An Interview with Andrew Cherlin
The Marriage-Go-Round, an analysis of the state of matrimony and partnering in the U.S., owes some small part of its success to timing. It arrived in bookstores amid a string of high-profile marital meltdowns, i.e. Jon and Kate, Mark Sanford, John Edwards, et al. None of which has been a bad thing for author Andrew Cherlin, whose book recently won prominent mentions in Time, Newsweek and The Atlantic.
Lost in the commentaries and essays about marital crisis, however, are some of the surprising findings to emerge from The Marriage-Go-Round, such as this one, for example: Americans prize marriage more highly than do people in other wealthy countries, and they consider it the hallmark of a successful life. Yet they divorce at higher rates, just as they re-partner in higher numbers, causing turnover that may be highly destabilizing for children. The statistic Cherlin likes to cite is that a child in the U.S. has a greater chance of seeing his married parents break up than a child of unmarried parents in Sweden.

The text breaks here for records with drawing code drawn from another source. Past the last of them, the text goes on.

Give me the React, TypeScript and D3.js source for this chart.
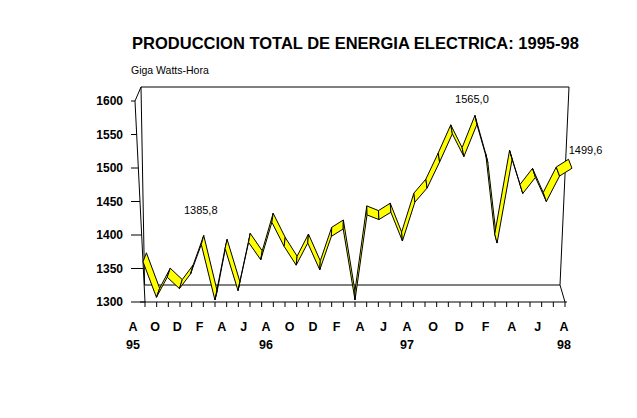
import React from "react";
import * as d3 from "d3";

// ---- Data (Aug 1995 .. Aug 1998, GWh) ----
const months: string[] = [
  "Ago-95","Sep-95","Oct-95","Nov-95","Dic-95",
  "Ene-96","Feb-96","Mar-96","Abr-96","May-96","Jun-96","Jul-96","Ago-96","Sep-96","Oct-96","Nov-96","Dic-96",
  "Ene-97","Feb-97","Mar-97","Abr-97","May-97","Jun-97","Jul-97","Ago-97","Sep-97","Oct-97","Nov-97","Dic-97",
  "Ene-98","Feb-98","Mar-98","Abr-98","May-98","Jun-98","Jul-98","Ago-98",
];
const values: number[] = [
  1360, 1307, 1337, 1320, 1342,
  1385.8, 1303, 1380, 1317, 1389, 1363, 1419, 1383, 1355, 1388, 1348, 1398,
  1409, 1303, 1430, 1423, 1434, 1391, 1449, 1470, 1509, 1551, 1517, 1565.0,
  1508, 1388, 1513, 1462, 1486, 1450, 1488, 1499.6,
];
const labeledPoints: number[] = [5, 28, 36];
const monthLetters: string[] = ["A","O","D","F","A","J","A","O","D","F","A","J","A","O","D","F","A","J","A"];
const yearLabels: string[] = ["95", "96", "97", "98"];
const yearLabelSlots: number[] = [0, 6, 12, 18];
const yTicks: number[] = [1300, 1350, 1400, 1450, 1500, 1550, 1600];
const title = "PRODUCCION TOTAL DE ENERGIA ELECTRICA: 1995-98";
const unitLabel = "Giga Watts-Hora";

// ---- Layout ----
const W = 637, H = 418;
const FONT = "'Liberation Sans', Arial, Helvetica, sans-serif";
// front plane corners
const F_BL: [number, number] = [145, 302];
const F_BR: [number, number] = [565, 302];
const F_TL: [number, number] = [135, 101];
const F_TR: [number, number] = [575.5, 101];
// back wall corners
const B_TL: [number, number] = [141, 87];
const B_TR: [number, number] = [569, 87];
const B_BL: [number, number] = [144.6, 285];
const B_BR: [number, number] = [560, 285];
// ribbon depth offset (left side / right side)
const RIB_DX_L = 3.4, RIB_DX_R = -3.5, RIB_DY = -9;
// data-label offsets from ribbon back edge
const labelOffsets: [number, number][] = [[-3, -22], [-3, -12], [17, -5]];

const lerp = (a: number, b: number, t: number) => a + (b - a) * t;

const uScale = d3.scaleLinear().domain([0, values.length - 1]).range([0, 1]);
const vScale = d3.scaleLinear().domain([1300, 1600]).range([0, 1]);
const labelX = d3.scaleLinear().domain([0, 6, 12, 18]).range([133, 266, 407, 564]);

function front(u: number, v: number): [number, number] {
  const xl = lerp(F_BL[0], F_TL[0], v);
  const xr = lerp(F_BR[0], F_TR[0], v);
  return [lerp(xl, xr, u), lerp(F_BL[1], F_TL[1], v)];
}
function backEdge(u: number, v: number): [number, number] {
  const [x, y] = front(u, v);
  return [x + lerp(RIB_DX_L, RIB_DX_R, u), y + RIB_DY];
}

const locale = d3.formatLocale({ decimal: ",", thousands: ".", grouping: [3], currency: ["", ""] });
const fmt = locale.format(".1f");

export default function App() {
  const pts = values.map((val, i) => {
    const u = uScale(i), v = vScale(val);
    return { f: front(u, v), b: backEdge(u, v) };
  });
  const line = d3.line();

  const quads = pts.slice(0, -1).map((p, i) => {
    const q = pts[i + 1];
    return line([p.f, q.f, q.b, p.b]) + "Z";
  });

  const frameLines: [number, number][][] = [
    [B_TL, B_TR],
    [B_TR, B_BR],
    [B_BL, B_BR],
    [B_TL, B_BL],
    [B_BR, F_BR],
    [F_TL, B_TL],
  ];

  return (
    <svg width={W} height={H} style={{ position: "absolute", left: 0, top: 0, background: "#fff" }}
      fontFamily={FONT}>
      <rect x={0} y={0} width={W} height={H} fill="#fff" />
      <text x={355.5} y={49} textAnchor="middle" fontSize={16.5} fontWeight="bold">{title}</text>
      <text x={131} y={74} fontSize={10.5}>{unitLabel}</text>

      {frameLines.map((l, i) => (
        <path key={"fr" + i} d={line(l) || ""} stroke="#000" strokeWidth={1} fill="none" />
      ))}
      {/* front value axis */}
      <path d={line([F_TL, F_BL]) || ""} stroke="#000" fill="none" />
      {yTicks.map((t) => {
        const [ax, ay] = front(0, vScale(t));
        return (
          <g key={"yt" + t}>
            <line x1={131} x2={ax} y1={ay} y2={ay} stroke="#000" />
            <text x={123} y={ay + 4.3} textAnchor="end" fontSize={12} fontWeight="bold">{t}</text>
          </g>
        );
      })}
      {/* category axis */}
      <line x1={140} x2={567} y1={F_BL[1]} y2={F_BL[1]} stroke="#000" />
      {values.map((_, i) => {
        const [tx, ty] = front(uScale(i), 0);
        return <line key={"xt" + i} x1={tx} x2={tx} y1={ty} y2={ty + 5} stroke="#000" />;
      })}
      {monthLetters.map((m, i) => (
        <text key={"ml" + i} x={labelX(i)} y={330.5} textAnchor="middle" fontSize={12.5} fontWeight="bold">{m}</text>
      ))}
      {yearLabels.map((y, i) => (
        <text key={"yl" + i} x={labelX(yearLabelSlots[i])} y={348.5} textAnchor="middle" fontSize={12.5} fontWeight="bold">{y}</text>
      ))}

      {/* ribbon */}
      {quads.map((d, i) => (
        <path key={"q" + i} d={d} fill="#ffff00" stroke="#000" strokeWidth={1} strokeLinejoin="round" />
      ))}

      {labeledPoints.map((idx, k) => {
        const [bx, by] = pts[idx].b;
        const [ox, oy] = labelOffsets[k];
        return (
          <text key={"dl" + idx} x={bx + ox} y={by + oy} textAnchor="middle" fontSize={11}>
            {fmt(values[idx])}
          </text>
        );
      })}
    </svg>
  );
}
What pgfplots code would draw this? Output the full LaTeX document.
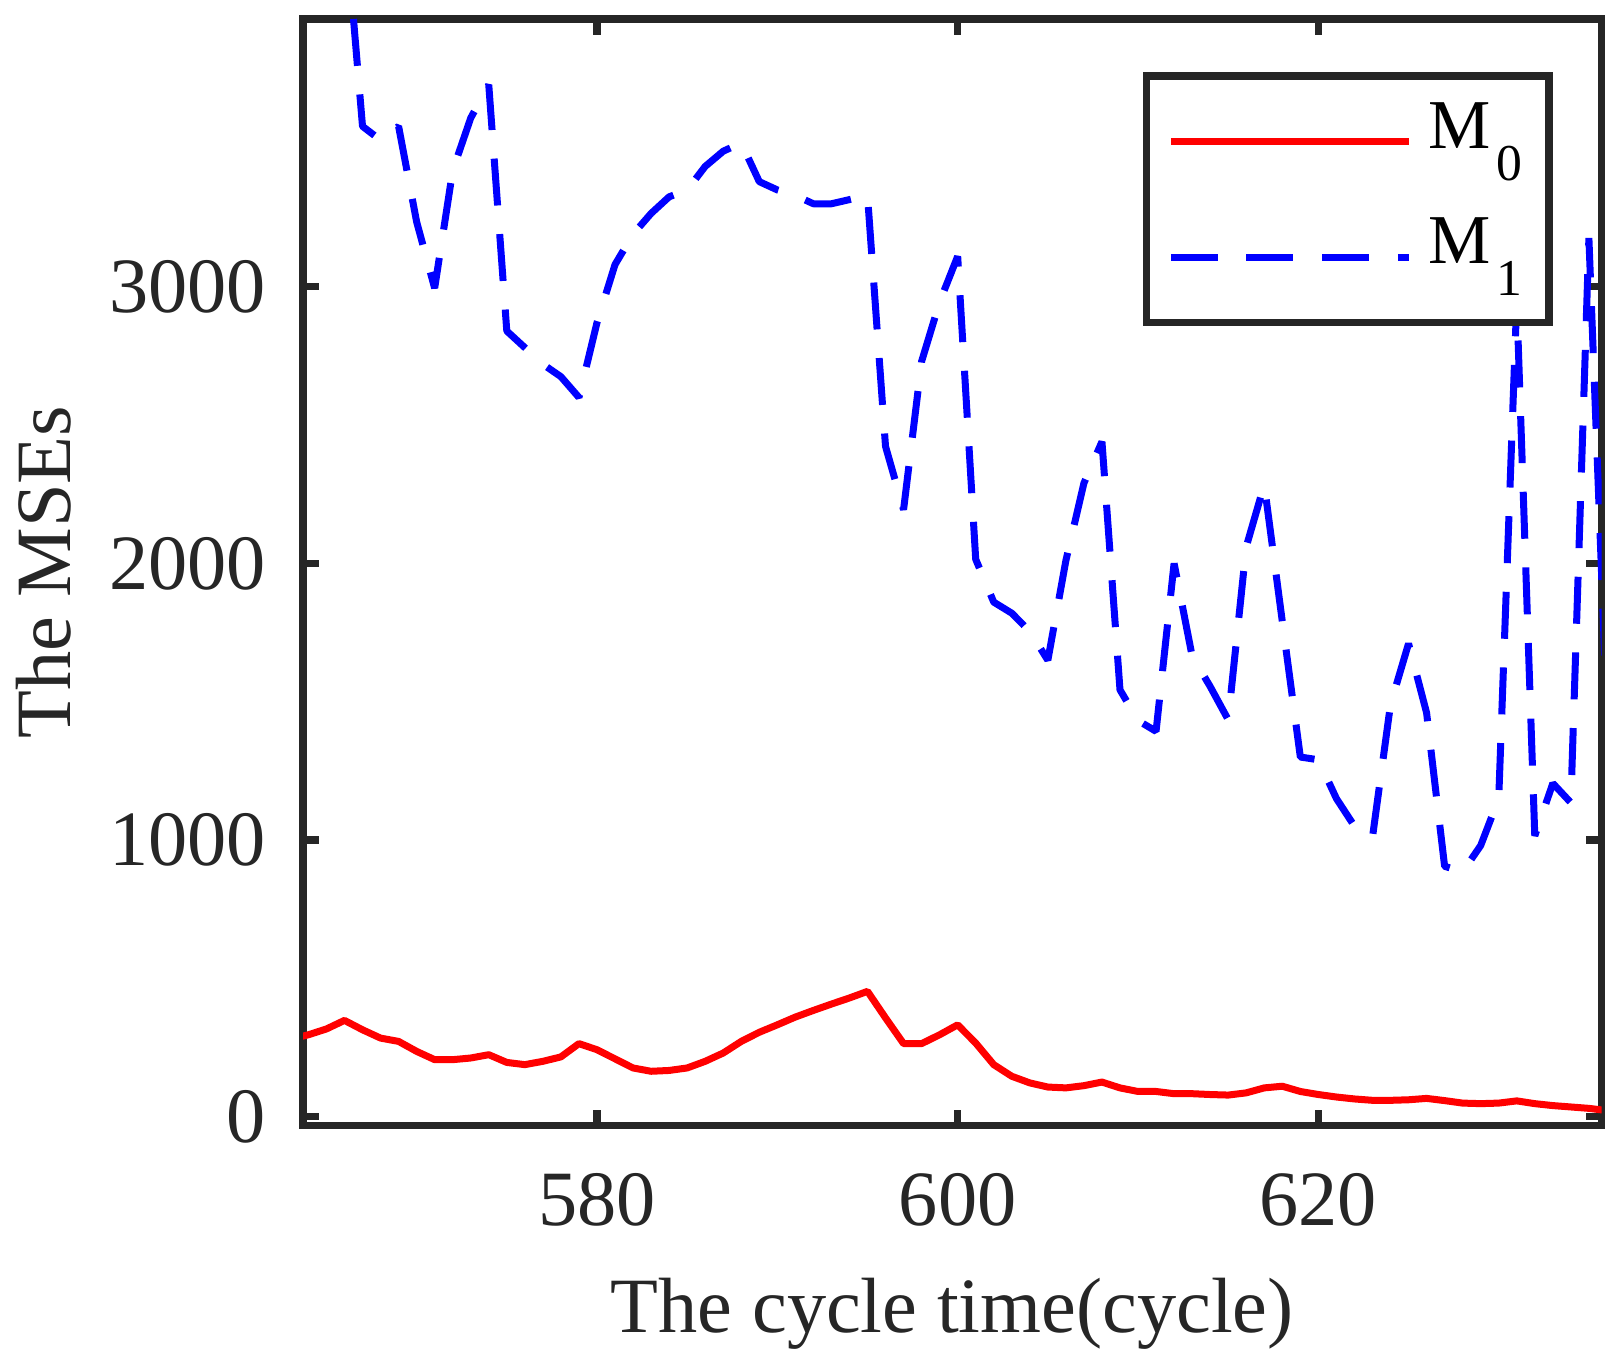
\documentclass[border=0pt]{standalone}
\usepackage{fontspec}
\setmainfont{Liberation Serif}
\usepackage{pgfplots}
\pgfplotsset{compat=1.18}
\usetikzlibrary{calc}
\definecolor{axgray}{RGB}{38,38,38}
\definecolor{mred}{RGB}{255,0,0}
\definecolor{mblue}{RGB}{0,0,255}
\newcommand{\sub}[1]{\kern1.5pt\raisebox{-9.6pt}{\fontsize{15.5}{16}\selectfont #1}\kern1.9pt}
\begin{document}
\begin{tikzpicture}
\begin{axis}[name=ax,
  scale only axis, width=389.55pt, height=331.95pt,
  xmin=563.7, xmax=635.7, ymin=-32, ymax=3968,
  xtick={580,600,620}, ytick={0,1000,2000,3000},
  tick align=inside, major tick length=4.8pt,
  axis line style={line width=2.2pt, draw=axgray},
  every tick/.style={line width=2.2pt, draw=axgray},
  tick label style={font=\fontsize{23.5}{28}\selectfont, text=axgray},
  /pgf/number format/assume math mode=true,
  scaled ticks=false, /pgf/number format/1000 sep={},
  xticklabel style={yshift=-10.7pt},
  yticklabel style={xshift=-7.6pt},
  xlabel={The cycle time(cycle)}, ylabel={The MSEs},
  label style={font=\fontsize{23.5}{28}\selectfont, text=axgray},
  xlabel style={at={(axis description cs:0.5,-0.1875)}, anchor=base},
  ylabel style={at={(axis description cs:-0.179,0.5)}, anchor=base},
  legend style={at={(axis description cs:0.9624,0.9517)}, anchor=north east,
    draw=axgray, line width=2.2pt, fill=white,
    inner xsep=6.2pt, inner ysep=2.4pt, row sep=0pt, column sep=5pt,
    font=\fontsize{21}{25}\selectfont,
    nodes={inner xsep=0pt, inner ysep=5.75pt, text height=13.5pt, text depth=9.6pt, text=black}},
  legend cell align=left,
  legend image code/.code={\draw[#1, dash phase=0pt] (0pt,0pt) -- (71.4pt,0pt);},
]
\addplot[mred, line width=2.1pt, line join=bevel] coordinates {
(563,280) (564,296) (565,317) (566,348) (567,314) (568,284) (569,272) (570,236)
(571,206) (572,206) (573,212) (574,224) (575,196) (576,188) (577,200) (578,216)
(579,264) (580,242) (581,209) (582,176) (583,164) (584,167) (585,176) (586,200)
(587,230) (588,272) (589,305) (590,332) (591,360) (592,384) (593,407) (594,429)
(595,453) (596,357) (597,264) (598,264) (599,296) (600,332) (601,266) (602,188)
(603,146) (604,122) (605,107) (606,104) (607,112) (608,125) (609,104) (610,91)
(611,91) (612,83) (613,83) (614,80) (615,78) (616,86) (617,104) (618,110)
(619,91) (620,80) (621,71) (622,64) (623,59) (624,59) (625,61) (626,66)
(627,58) (628,49) (629,47) (630,49) (631,57) (632,47) (633,40) (634,35)
(635,30) (636,22)
};
\addlegendentry{M\sub{0}}
\addplot[mblue, line width=2.1pt, line join=bevel, dash pattern=on 14.1pt off 8.6pt, dash phase=10.38pt] coordinates {
(563,4900) (564,4750) (565,4600) (566,4355) (567,3580) (568,3530) (569,3580) (570,3235)
(571,2995) (572,3420) (573,3610) (574,3730) (575,2840) (576,2780) (577,2720) (578,2675)
(579,2600) (580,2870) (581,3080) (582,3190) (583,3265) (584,3325) (585,3350) (586,3435)
(587,3490) (588,3520) (589,3380) (590,3350) (591,3330) (592,3300) (593,3300) (594,3315)
(595,3330) (596,2423) (597,2194) (598,2730) (599,2945) (600,3110) (601,2015) (602,1860)
(603,1820) (604,1754) (605,1650) (606,2010) (607,2290) (608,2440) (609,1543) (610,1432)
(611,1393) (612,2000) (613,1665) (614,1555) (615,1435) (616,2060) (617,2285) (618,1790)
(619,1300) (620,1290) (621,1150) (622,1050) (623,1010) (624,1490) (625,1710) (626,1460)
(627,905) (628,885) (629,980) (630,1150) (631,2950) (632,1015) (633,1205) (634,1135)
(635,3176) (636,1450)
};
\addlegendentry{M\sub{1}}
\end{axis}
\pgfresetboundingbox
\path[use as bounding box] ($(ax.south west)+(-90.9pt,-72.45pt)$) rectangle ($(ax.north east)+(6.15pt,5.7pt)$);
\end{tikzpicture}
\end{document}
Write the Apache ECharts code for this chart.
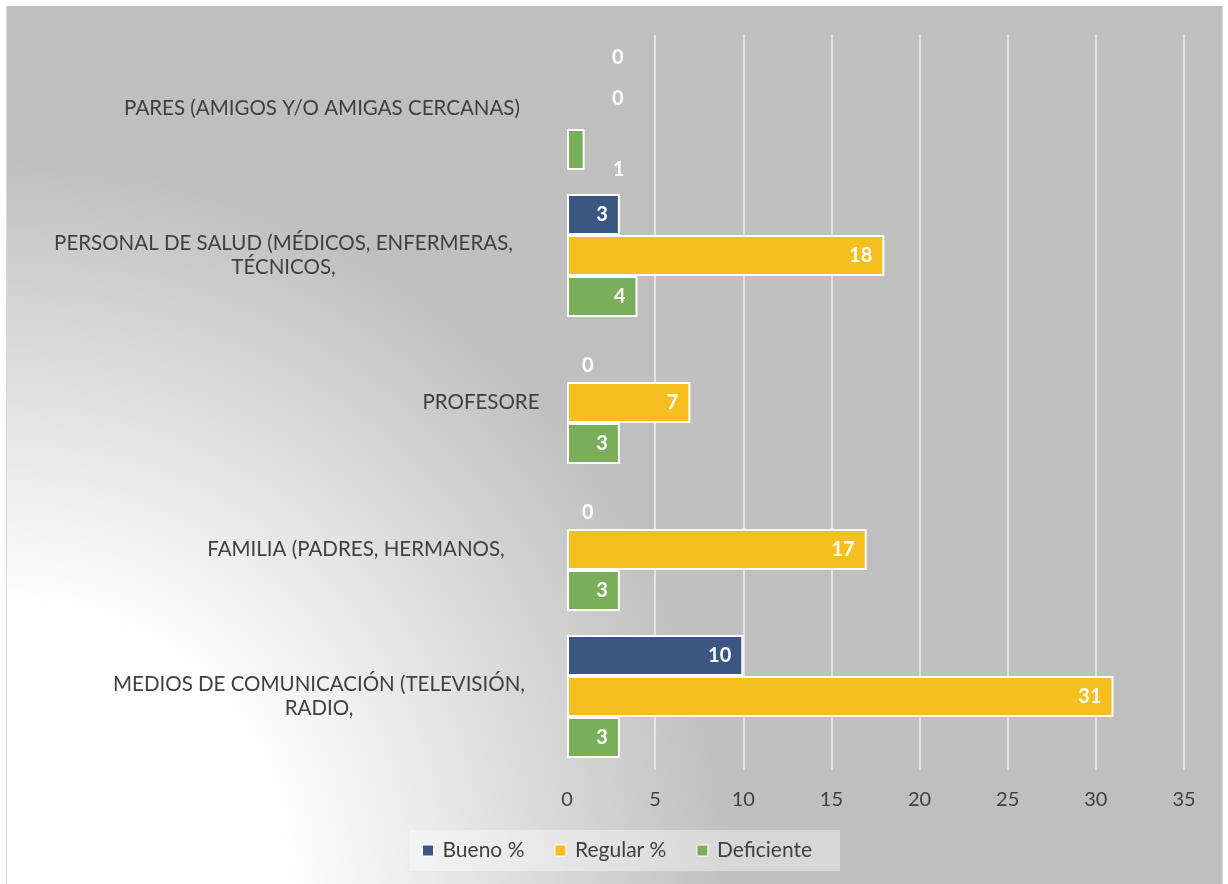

Cherlin, a sociologist at Johns Hopkins who has studied families, poverty and marriage for 30 years, gently pries loose the tangled reasons for Americans' sometimes contradictory impulses when it comes to wedlock. In a recent interview, he explained his book's key findings, and he also discussed controversial federal policies to promote marriage, the ways that Evangelicals tolerate and may even unknowingly enable divorce, and the quest for gay marriage in the U.S. vs. in Western Europe.
When you hear about famous people's marriages collapsing, as we have been in recent months, are you reminded of any of your own research findings?
It reminds me once again of how close to the surface our feelings about marriage and family are. At first I was surprised at all the events that happened soon after my book was published. Then I realized that events like these are always happening, that I don't think this is an unusual period. We continually have these battles over what marriage and family mean in America.
Your book suggests that marriage and divorce developed differently in the U.S. than in other parts of the industrialized world. Can you give an example of what influenced that phenomenon?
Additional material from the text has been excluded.